I don’t play this game so I can pay fans so they can give me, you know… He can have that piece of history, its for the fans that we play for too. He has the right to keep it, the ball went in the stands so I would never fight anybody to give anything back.
This is a quote from baseball great Albert Pujols. Pujols, a Los Angeles Angel hitter, hit a long home run in Detroit. What made it special is that it was his 2,000th RBI.
A Detroit fan named Ely Hydes corralled the ball and when the security team asked him with, according to Hydes, a pretty nasty tone, to give the ball to them so that they could give it to Pujols, he refused. They did offer him money. In an interview later with a Detroit radio station, he said that he was trying to decide whether to give the ball to his brother, his father, or Pujols. Later, he said, he was thinking of selling it to provide for the baby that’s on the way. But, he said, the nasty treatment he got from the Detroit Tiger officials caused him to get his back up. He objected to being given an ultimatum with virtually no time to decide. A law student, he said that you don’t take the offer right away–you think about it.
Disappointingly, the Detroit officials told him that they would refuse to authenticate the ball, making it worthless. I’m not sure it would be worthless: the whole incident has kind of authenticated the ball. But the Detroit officials’ dog-in-the-manger approach is not admirable.
Some other people, though, are not so admirable. Bob Nightengale of USA Today writes:
Still, why can’t Hydes be like Scott Steffel, a Cal-State Fullerton student at the time, who caught Pujols’ 600th home run and returned the ball to Pujols? And asked for nothing in return.
and continues:
He just may be morally wrong, keeping a baseball that would mean so much more to Pujols — and perhaps the baseball world if the ball goes to Cooperstown — than preserved in his own house.
At age 68, I should know by now that there are many people in the world who presume to tell others what to do with their wealth. That’s bad enough. But even to suggest that Hydes, a law student in debt, is immoral for not giving some of his wealth to a very wealthy man, is breathtaking.

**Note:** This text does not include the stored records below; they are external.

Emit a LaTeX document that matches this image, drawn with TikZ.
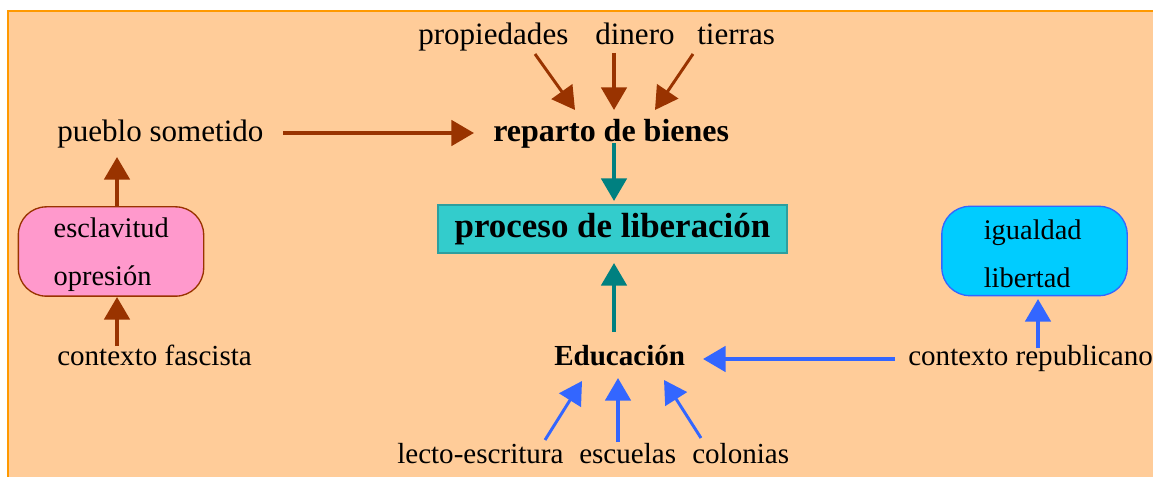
\documentclass[tikz,border=0pt]{standalone}
\usepackage{fontspec}
\setmainfont{Liberation Serif}
\usetikzlibrary{arrows.meta}
\definecolor{bg}{HTML}{FFCC99}
\definecolor{framec}{HTML}{FF9900}
\definecolor{brn}{HTML}{993300}
\definecolor{tealc}{HTML}{008080}
\definecolor{blu}{HTML}{3366FF}
\definecolor{procfill}{HTML}{33CCCC}
\definecolor{procdraw}{HTML}{2E9E9E}
\definecolor{pinkf}{HTML}{FF99CC}
\definecolor{cyanf}{HTML}{00CCFF}
\begin{document}
\begin{tikzpicture}[x=0.75pt,y=-0.75pt,
  lbl/.style={font=\fontsize{21.8pt}{36pt}\selectfont, inner sep=0pt, anchor=base west},
  biglbl/.style={lbl, font=\fontsize{23.3pt}{28pt}\selectfont},
  boldlbl/.style={lbl, font=\fontsize{21.8pt}{26pt}\selectfont\bfseries},
  tip/.style={-{Triangle[length=17pt,width=19pt]}},
  thickarr/.style={tip, line width=3pt},
  thinarr/.style={tip, line width=2.2pt},
  brownarr/.style={thickarr, draw=brn},
  browndiag/.style={thinarr, draw=brn},
  tealarr/.style={thickarr, draw=tealc},
  bluearr/.style={thickarr, draw=blu},
  bluediag/.style={thinarr, draw=blu},
  roundbox/.style={line width=1pt, rounded corners=21pt, minimum width=139pt,
    minimum height=67pt, inner sep=0pt, align=left,
    font=\fontsize{21.3pt}{36pt}\selectfont}
]
\useasboundingbox (0,0) rectangle (1153,477);
\clip (0,0) rectangle (1153,477);
\fill[white] (0,0) rectangle (1153,477);
\filldraw[fill=bg, draw=framec, line width=1.5pt] (7.5,11) rectangle (1175,500);

% top words
\node[biglbl] (prop) at (418,45) {propiedades};
\node[biglbl] (din) at (595,45) {dinero};
\node[biglbl] (tier) at (697,45) {tierras};

% middle row
\node[biglbl] (pueblo) at (57,142) {pueblo sometido};
\node[lbl, font=\fontsize{24pt}{28pt}\selectfont\bfseries] (rep) at (493,142) {reparto de bienes};

\node[draw=procdraw, fill=procfill, line width=1pt, minimum width=261.75pt,
  minimum height=36pt, inner sep=0pt,
  font=\fontsize{26.2pt}{30pt}\selectfont\bfseries] (proc) at (612.5,229) {proceso de liberación};

\node[roundbox, draw=brn, fill=pinkf, text width=86pt] (escl) at (111,251.5) {\rule{0pt}{19.5pt}esclavitud\\opresión};
\node[roundbox, draw=blu, fill=cyanf, text width=76pt] (igual) at (1034.5,251) {\rule{0pt}{19.5pt}igualdad\\libertad};

\node[lbl] (fasc) at (57,365) {contexto fascista};
\node[lbl] (repub) at (908,365) {contexto republicano};
\node[boldlbl] (edu) at (554,365) {Educación};

% bottom words
\node[lbl] (lecto) at (397,463) {lecto-escritura};
\node[lbl] (escu) at (579,463) {escuelas};
\node[lbl] (colo) at (692,463) {colonias};

% arrow end points
\coordinate (propS) at (535,54);   \coordinate (propE) at (575,110);
\coordinate (dinS) at (614,53);    \coordinate (dinE) at (614,110);
\coordinate (tierS) at (693,54);   \coordinate (tierE) at (655,110);
\coordinate (puebS) at (283,133);  \coordinate (puebE) at (474,133);
\coordinate (repS) at (614,143);   \coordinate (repE) at (614,201);
\coordinate (eduS) at (614,332);   \coordinate (eduE) at (614,263);
\coordinate (esclS) at (117,207);  \coordinate (esclE) at (117,157);
\coordinate (fascS) at (117,346);  \coordinate (fascE) at (117,297);
\coordinate (repubS) at (895,359); \coordinate (repubE) at (703,359);
\coordinate (igS) at (1038,348);   \coordinate (igE) at (1038,299);
\coordinate (lecS) at (545,440);   \coordinate (lecE) at (582,381);
\coordinate (escS) at (618,442);   \coordinate (escE) at (618,378);
\coordinate (colS) at (701,438);   \coordinate (colE) at (664,380);

% brown arrows
\draw[browndiag] (propS) -- (propE);
\draw[brownarr] (dinS) -- (dinE);
\draw[browndiag] (tierS) -- (tierE);
\draw[brownarr] (puebS) -- (puebE);
\draw[brownarr] (esclS) -- (esclE);
\draw[brownarr] (fascS) -- (fascE);

% teal arrows
\draw[tealarr] (repS) -- (repE);
\draw[tealarr] (eduS) -- (eduE);

% blue arrows
\draw[bluearr] (repubS) -- (repubE);
\draw[bluearr] (igS) -- (igE);
\draw[bluediag] (lecS) -- (lecE);
\draw[bluearr] (escS) -- (escE);
\draw[bluediag] (colS) -- (colE);
\end{tikzpicture}
\end{document}
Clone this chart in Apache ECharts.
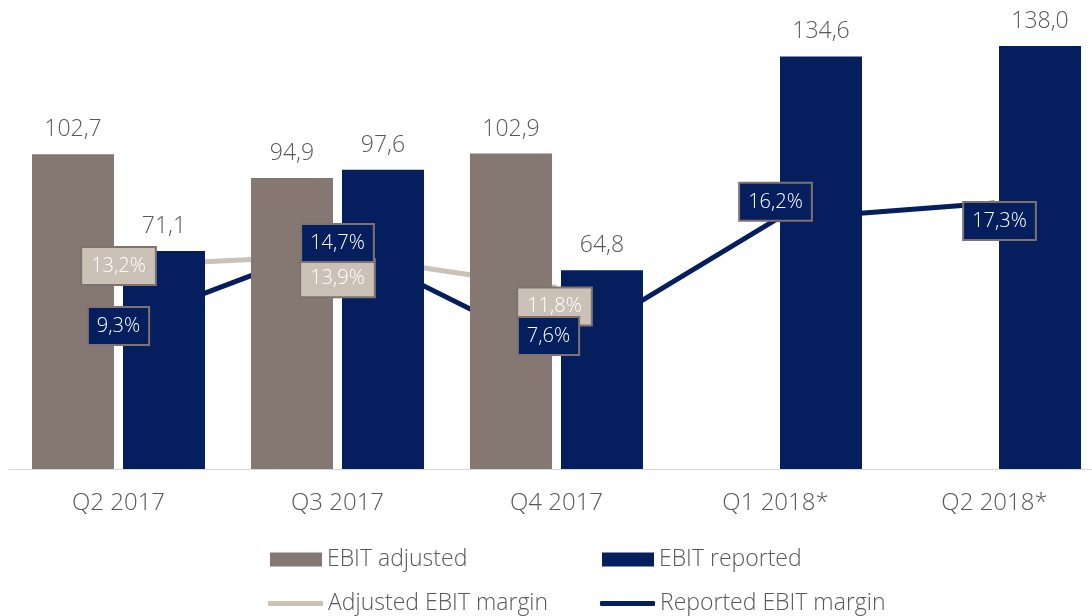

Interestingly, when people presume, they often get their facts wrong. Nightengale writes above that the baseball would mean so much more to Pujols. How in tarnation does he know? In fact, if we take Pujols at his word, we know that Nightengale’s assertion is false. Pujols said that he “won’t pay one penny” for the ball. So it’s worth less than a penny to Pujols. Call it a hunch, but I bet it’s worth more than a penny to Hydes.
Pujols’s attitude is admirable. He defended a stranger’s property rights.
READER COMMENTS
David Henderson
May 10 2019 at 7:16pm
Readers: I have no idea why the software scrunches up my paragraphs and makes the type small. It does this occasionally and I haven’t figured out why.
Lauren Landsburg, Econlib Editor
May 11 2019 at 4:03am
I’ve fixed this problem for this post, which was due to mismatched html coding in the text of the entry for your post.
Sometimes when bloggers do a cut-and-paste from another site in order to enter a quote, the required html end-codes are not included, or are included out-of-order. The blogging software then takes a guess about how to enter any required corrected html end-codes, but it commonly guesses wrongly, which can cause the page formatting to be different from what the blogger expects.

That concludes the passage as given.